STEP THREE: SELECT A PRODUCT
Once you’re familiar with the ingredients common in a supplement category, it’s time to select a specific product. The Food and Drug Administration does not regulate supplements as strictly as it does medications---the efficacy of supplements does not have to be proven--so you’ll need to be a savvy shopper to identify the products likely to be more worthwhile than others.
Start by inspecting the labels of potential purchases. Look for one that lists ingredients clearly, along with amounts of each. There is no requirement for supplements to display this information, but reputable companies will. Also look for a lot number, which allows companies to keep track of each batch; it’s a sign of quality control. Finally, look for a phone number. A reliable supplement manufacturer will make it easy for consumers to get their questions answered.
Also look for the National Animal Supplement Council (NASC) Seal of Quality. A nonprofit corporation, the NASC allows only manufacturers who meet certain standards to display the NASC Seal on their labels. Among the requirements are an independent quality audit, an adverse-event reporting system and labels that are consistent with the requirements for nutritional or health products.

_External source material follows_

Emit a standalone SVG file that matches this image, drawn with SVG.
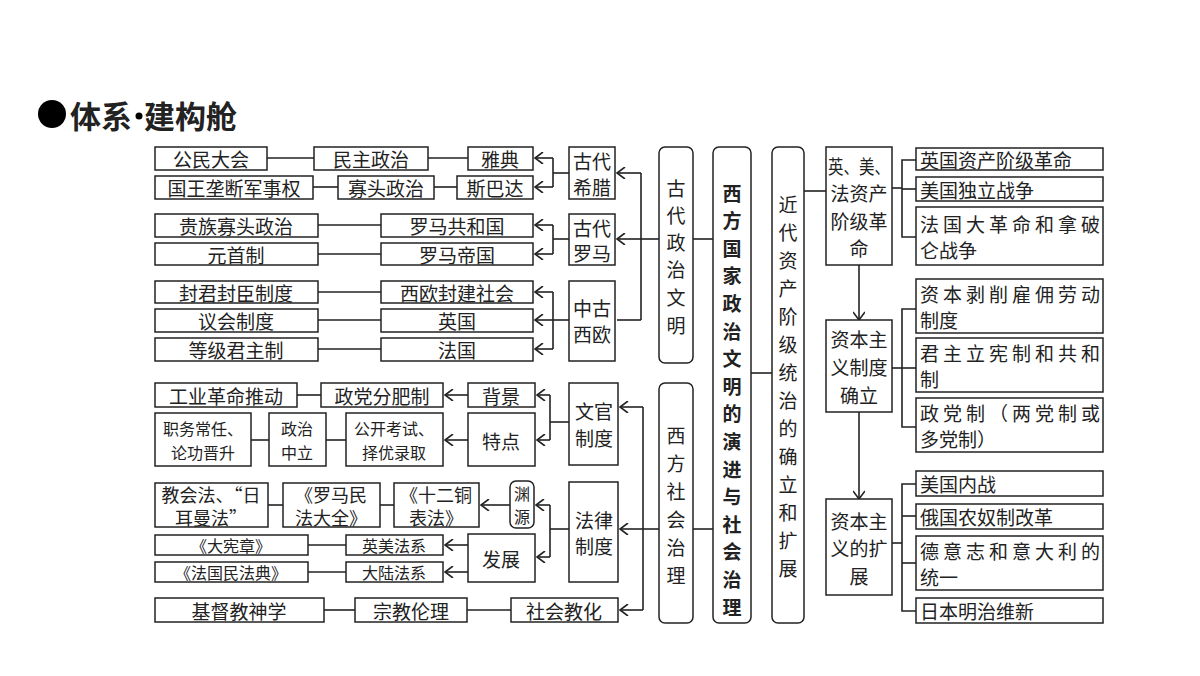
<svg xmlns="http://www.w3.org/2000/svg" width="1200" height="676" viewBox="0 0 1200 676">
<style>
rect{fill:#fff;stroke:#222;stroke-width:1.5}
.r{rx:6}
text{font-family:"Noto Sans CJK SC","Noto Sans",sans-serif;font-size:19px;fill:#222;text-anchor:middle;dominant-baseline:central}
.s{font-size:16px}
.m{font-size:18px}
.l{text-anchor:start}
.b{font-weight:bold}
#connectors line,#connectors polyline{stroke:#222;stroke-width:1.6;fill:none}
.a{marker-end:url(#ah)}
</style>
<defs><marker id="ah" viewBox="0 0 10 12" refX="9" refY="6" markerWidth="10" markerHeight="12" markerUnits="userSpaceOnUse" orient="auto"><path d="M1,0 L9,6 L1,12" fill="none" stroke="#222" stroke-width="1.6"/></marker></defs>
<rect x="0" y="0" width="1200" height="676" style="fill:#fff;stroke:none"/>
<circle cx="52" cy="114" r="14" fill="#000"/>
<text x="70" y="114" class="l b" style="font-size:31px">体系</text>
<circle cx="139" cy="116" r="3.5" fill="#000"/>
<text x="144" y="114" class="l b" style="font-size:31px">建构舱</text>
<g id="connectors">
<line x1="267" y1="158" x2="314" y2="158"/><line x1="428" y1="158" x2="468" y2="158"/>
<line x1="313" y1="187" x2="338" y2="187"/><line x1="434" y1="187" x2="457" y2="187"/>
<line x1="318" y1="225" x2="381" y2="225"/><line x1="318" y1="254" x2="381" y2="254"/>
<line x1="318" y1="292" x2="381" y2="292"/><line x1="318" y1="320" x2="381" y2="320"/><line x1="318" y1="349" x2="381" y2="349"/>
<line x1="569" y1="173" x2="553" y2="173"/><line x1="553" y1="158" x2="553" y2="187"/>
<line class="a" x1="553" y1="158" x2="535" y2="158"/><line class="a" x1="553" y1="187" x2="535" y2="187"/>
<line x1="569" y1="239" x2="553" y2="239"/><line x1="553" y1="225" x2="553" y2="254"/>
<line class="a" x1="553" y1="225" x2="535" y2="225"/><line class="a" x1="553" y1="254" x2="535" y2="254"/>
<line x1="569" y1="320" x2="553" y2="320"/><line x1="553" y1="292" x2="553" y2="349"/>
<line class="a" x1="553" y1="292" x2="535" y2="292"/><line class="a" x1="553" y1="320" x2="535" y2="320"/><line class="a" x1="553" y1="349" x2="535" y2="349"/>
<line x1="641" y1="173" x2="641" y2="320"/><line x1="659" y1="239" x2="641" y2="239"/><line x1="641" y1="320" x2="617" y2="320"/>
<line class="a" x1="641" y1="173" x2="617" y2="173"/><line class="a" x1="641" y1="239" x2="617" y2="239"/>
<line x1="297" y1="395" x2="321" y2="395"/><line class="a" x1="468" y1="395" x2="445" y2="395"/>
<line x1="251" y1="440" x2="269" y2="440"/><line x1="326" y1="440" x2="346" y2="440"/><line class="a" x1="468" y1="440" x2="445" y2="440"/>
<line x1="569" y1="422" x2="550" y2="422"/><line x1="550" y1="395" x2="550" y2="440"/>
<line class="a" x1="550" y1="395" x2="537" y2="395"/><line class="a" x1="550" y1="440" x2="537" y2="440"/>
<line x1="268" y1="505" x2="283" y2="505"/><line x1="380" y1="505" x2="394" y2="505"/><line class="a" x1="510" y1="505" x2="481" y2="505"/>
<line x1="308" y1="545" x2="346" y2="545"/><line x1="308" y1="572" x2="346" y2="572"/>
<line class="a" x1="468" y1="545" x2="445" y2="545"/><line class="a" x1="468" y1="572" x2="445" y2="572"/>
<line x1="569" y1="529" x2="550" y2="529"/><line x1="550" y1="505" x2="550" y2="557"/>
<line class="a" x1="550" y1="505" x2="536" y2="505"/><line class="a" x1="550" y1="557" x2="537" y2="557"/>
<line x1="324" y1="610" x2="355" y2="610"/><line x1="467" y1="610" x2="511" y2="610"/>
<line x1="643" y1="407" x2="643" y2="610"/><line x1="659" y1="529" x2="643" y2="529"/>
<line class="a" x1="643" y1="407" x2="620" y2="407"/><line class="a" x1="643" y1="529" x2="620" y2="529"/><line class="a" x1="643" y1="610" x2="620" y2="610"/>
<line x1="693" y1="239" x2="713" y2="239"/><line x1="693" y1="529" x2="713" y2="529"/>
<line x1="751" y1="373" x2="772" y2="373"/><line x1="804" y1="191" x2="826" y2="191"/>
<line class="a" x1="859" y1="265" x2="859" y2="320"/><line class="a" x1="859" y1="412" x2="859" y2="499"/>
<line x1="892" y1="188" x2="902" y2="188"/><polyline points="916,160 902,160 902,237 916,237"/><line x1="902" y1="189" x2="916" y2="189"/>
<line x1="892" y1="368" x2="916" y2="368"/><polyline points="916,309 902,309 902,427 916,427"/>
<line x1="892" y1="543" x2="902" y2="543"/><polyline points="916,484 902,484 902,611 916,611"/><line x1="902" y1="516" x2="916" y2="516"/><line x1="902" y1="563" x2="916" y2="563"/>
</g>
<g id="n1"><rect x="155" y="147" width="112" height="23"/><text x="211" y="158.5">公民大会</text></g>
<g id="n2"><rect x="314" y="147" width="114" height="23"/><text x="371" y="158.5">民主政治</text></g>
<g id="n3"><rect x="468" y="147" width="65" height="23"/><text x="500" y="158.5">雅典</text></g>
<g id="n4"><rect x="155" y="176" width="158" height="23"/><text x="234" y="187.5">国王垄断军事权</text></g>
<g id="n5"><rect x="338" y="176" width="96" height="23"/><text x="386" y="187.5">寡头政治</text></g>
<g id="n6"><rect x="457" y="176" width="76" height="23"/><text x="495" y="187.5">斯巴达</text></g>
<g id="n7"><rect x="155" y="214" width="163" height="23"/><text x="236" y="225.5">贵族寡头政治</text></g>
<g id="n8"><rect x="381" y="214" width="152" height="23"/><text x="457" y="225.5">罗马共和国</text></g>
<g id="n9"><rect x="155" y="243" width="163" height="22"/><text x="236" y="254">元首制</text></g>
<g id="n10"><rect x="381" y="243" width="152" height="22"/><text x="457" y="254">罗马帝国</text></g>
<g id="n11"><rect x="155" y="281" width="163" height="22"/><text x="236" y="292">封君封臣制度</text></g>
<g id="n12"><rect x="381" y="281" width="152" height="22"/><text x="457" y="292">西欧封建社会</text></g>
<g id="n13"><rect x="155" y="309" width="163" height="23"/><text x="236" y="320.5">议会制度</text></g>
<g id="n14"><rect x="381" y="309" width="152" height="23"/><text x="457" y="320.5">英国</text></g>
<g id="n15"><rect x="155" y="338" width="163" height="23"/><text x="236" y="349.5">等级君主制</text></g>
<g id="n16"><rect x="381" y="338" width="152" height="23"/><text x="457" y="349.5">法国</text></g>
<g id="n17"><rect x="569" y="147" width="46" height="52"/><text x="592" y="160">古代</text><text x="592" y="186">希腊</text></g>
<g id="n18"><rect x="569" y="214" width="46" height="51"/><text x="592" y="227">古代</text><text x="592" y="252">罗马</text></g>
<g id="n19"><rect x="569" y="281" width="46" height="80"/><text x="592" y="307">中古</text><text x="592" y="333">西欧</text></g>
<g id="n20"><rect x="155" y="383" width="142" height="24"/><text x="226" y="395">工业革命推动</text></g>
<g id="n21"><rect x="321" y="383" width="122" height="24"/><text x="382" y="395">政党分肥制</text></g>
<g id="n22"><rect x="468" y="383" width="67" height="24"/><text x="501" y="395">背景</text></g>
<g id="n23"><rect x="155" y="413" width="96" height="53"/><text class="s" x="203" y="428">职务常任、</text><text class="s" x="203" y="452">论功晋升</text></g>
<g id="n24"><rect x="269" y="413" width="57" height="53"/><text class="s" x="297" y="428">政治</text><text class="s" x="297" y="452">中立</text></g>
<g id="n25"><rect x="346" y="413" width="97" height="53"/><text class="s" x="394" y="428">公开考试、</text><text class="s" x="394" y="452">择优录取</text></g>
<g id="n26"><rect x="468" y="413" width="67" height="53"/><text x="501" y="440">特点</text></g>
<g id="n27"><rect x="569" y="383" width="49" height="82"/><text x="594" y="410">文官</text><text x="594" y="437">制度</text></g>
<g id="n28"><rect x="155" y="483" width="113" height="44"/><text class="m" x="211" y="493.5">教会法、“日</text><text class="m" x="211" y="516.5">耳曼法”</text></g>
<g id="n29"><rect x="283" y="483" width="97" height="44"/><text class="m" x="331" y="493.5">《罗马民</text><text class="m" x="331" y="516.5">法大全》</text></g>
<g id="n30"><rect x="394" y="483" width="85" height="44"/><text class="m" x="436" y="493.5">《十二铜</text><text class="m" x="436" y="516.5">表法》</text></g>
<g id="n31"><rect class="r" x="510" y="481" width="24" height="47"/><text class="s" x="522" y="493">渊</text><text class="s" x="522" y="516">源</text></g>
<g id="n32"><rect x="155" y="535" width="153" height="20"/><text class="s" x="231" y="545">《大宪章》</text></g>
<g id="n33"><rect x="346" y="535" width="97" height="20"/><text class="s" x="394" y="545">英美法系</text></g>
<g id="n34"><rect x="155" y="562" width="153" height="20"/><text class="s" x="231" y="572">《法国民法典》</text></g>
<g id="n35"><rect x="346" y="562" width="97" height="20"/><text class="s" x="394" y="572">大陆法系</text></g>
<g id="n36"><rect x="468" y="534" width="67" height="48"/><text x="501" y="558">发展</text></g>
<g id="n37"><rect x="569" y="482" width="49" height="100"/><text x="594" y="519">法律</text><text x="594" y="545">制度</text></g>
<g id="n38"><rect x="155" y="598" width="169" height="24"/><text x="239" y="610">基督教神学</text></g>
<g id="n39"><rect x="355" y="598" width="112" height="24"/><text x="411" y="610">宗教伦理</text></g>
<g id="n40"><rect x="511" y="598" width="107" height="24"/><text x="564" y="610">社会教化</text></g>
<g id="n41"><rect class="r" x="659" y="147" width="34" height="216"/>
<text x="676" y="187">古</text><text x="676" y="214">代</text><text x="676" y="241">政</text><text x="676" y="268">治</text><text x="676" y="296">文</text><text x="676" y="324">明</text></g>
<g id="n42"><rect class="r" x="659" y="383" width="34" height="240"/>
<text x="676" y="434">西</text><text x="676" y="462">方</text><text x="676" y="490">社</text><text x="676" y="518">会</text><text x="676" y="546">治</text><text x="676" y="574">理</text></g>
<g id="n43"><rect class="r" x="713" y="147" width="38" height="476"/>
<text class="b" x="732" y="192">西</text><text class="b" x="732" y="219.6">方</text><text class="b" x="732" y="247.2">国</text><text class="b" x="732" y="274.8">家</text><text class="b" x="732" y="302.4">政</text><text class="b" x="732" y="330">治</text><text class="b" x="732" y="357.6">文</text><text class="b" x="732" y="385.2">明</text><text class="b" x="732" y="412.8">的</text><text class="b" x="732" y="440.4">演</text><text class="b" x="732" y="468">进</text><text class="b" x="732" y="495.6">与</text><text class="b" x="732" y="523.2">社</text><text class="b" x="732" y="550.8">会</text><text class="b" x="732" y="578.4">治</text><text class="b" x="732" y="606">理</text></g>
<g id="n44"><rect class="r" x="772" y="147" width="32" height="476"/>
<text x="788" y="203">近</text><text x="788" y="231">代</text><text x="788" y="259">资</text><text x="788" y="287">产</text><text x="788" y="315">阶</text><text x="788" y="343">级</text><text x="788" y="371">统</text><text x="788" y="399">治</text><text x="788" y="427">的</text><text x="788" y="455">确</text><text x="788" y="483">立</text><text x="788" y="511">和</text><text x="788" y="539">扩</text><text x="788" y="567">展</text></g>
<g id="n45"><rect x="826" y="147" width="66" height="118"/><text x="859" y="165" textLength="62" lengthAdjust="spacingAndGlyphs">英、美、</text><text x="859" y="192">法资产</text><text x="859" y="220">阶级革</text><text x="859" y="247">命</text></g>
<g id="n46"><rect x="826" y="320" width="66" height="92"/><text x="859" y="338">资本主</text><text x="859" y="366">义制度</text><text x="859" y="394">确立</text></g>
<g id="n47"><rect x="826" y="499" width="66" height="96"/><text x="859" y="520">资本主</text><text x="859" y="547">义的扩</text><text x="859" y="575">展</text></g>
<g id="n48"><rect x="916" y="148" width="187" height="22"/><text class="l" x="920" y="159">英国资产阶级革命</text></g>
<g id="n49"><rect x="916" y="177" width="187" height="24"/><text class="l" x="920" y="189">美国独立战争</text></g>
<g id="n50"><rect x="916" y="207" width="187" height="58"/><text class="l" x="920" y="223" textLength="180">法国大革命和拿破</text><text class="l" x="920" y="249">仑战争</text></g>
<g id="n51"><rect x="916" y="279" width="187" height="54"/><text class="l" x="920" y="293" textLength="180">资本剥削雇佣劳动</text><text class="l" x="920" y="319">制度</text></g>
<g id="n52"><rect x="916" y="338" width="187" height="54"/><text class="l" x="920" y="352" textLength="180">君主立宪制和共和</text><text class="l" x="920" y="378">制</text></g>
<g id="n53"><rect x="916" y="398" width="187" height="54"/><text class="l" x="920" y="412" textLength="180">政党制（两党制或</text><text class="l" x="920" y="438">多党制）</text></g>
<g id="n54"><rect x="916" y="471" width="187" height="25"/><text class="l" x="920" y="483.5">美国内战</text></g>
<g id="n55"><rect x="916" y="504" width="187" height="25"/><text class="l" x="920" y="516.5">俄国农奴制改革</text></g>
<g id="n56"><rect x="916" y="536" width="187" height="54"/><text class="l" x="920" y="550" textLength="180">德意志和意大利的</text><text class="l" x="920" y="576">统一</text></g>
<g id="n57"><rect x="916" y="598" width="187" height="25"/><text class="l" x="920" y="610.5">日本明治维新</text></g>
</svg>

The next step takes some work but is crucial: Compare the ingredients in the product you’ve selected to the nutritional makeup of the rest of your horse’s diet. This means collecting all his other
supplements and the label off a bag of his feed and comparing the ingredients in each. You need to avoid overloading your horse with any one nutrient, which could be dangerous. In many products, grains are fortified with vitamins and other nutrients, so the chance of an overlap is significant and increases with each additional supplement in your horse’s diet. This is where multivitamin supplements can be helpful. Instead of feeding three separate products, which risks overloading on some nutrients, you may be able to find one product that covers all your nutritional bases safely. Your veterinarian or an equine nutritionist can offer you some guidance if you have a lot of variables to consider.
Finally, of course, price is a consideration. You don’t want to strain your budget with spending on supplements, but cheaper isn’t always better, especially if the product that saves you money lacks label information, a method to contact the manufacturer or any evidence of quality-control measures.
Most conscientious horse owners are savvy shoppers, ready to take on the multifaceted process involved in purchasing the right supplement. It takes a bit of work, but the payoff comes when you’ve selected a product that perfectly rounds out your horse’s diet.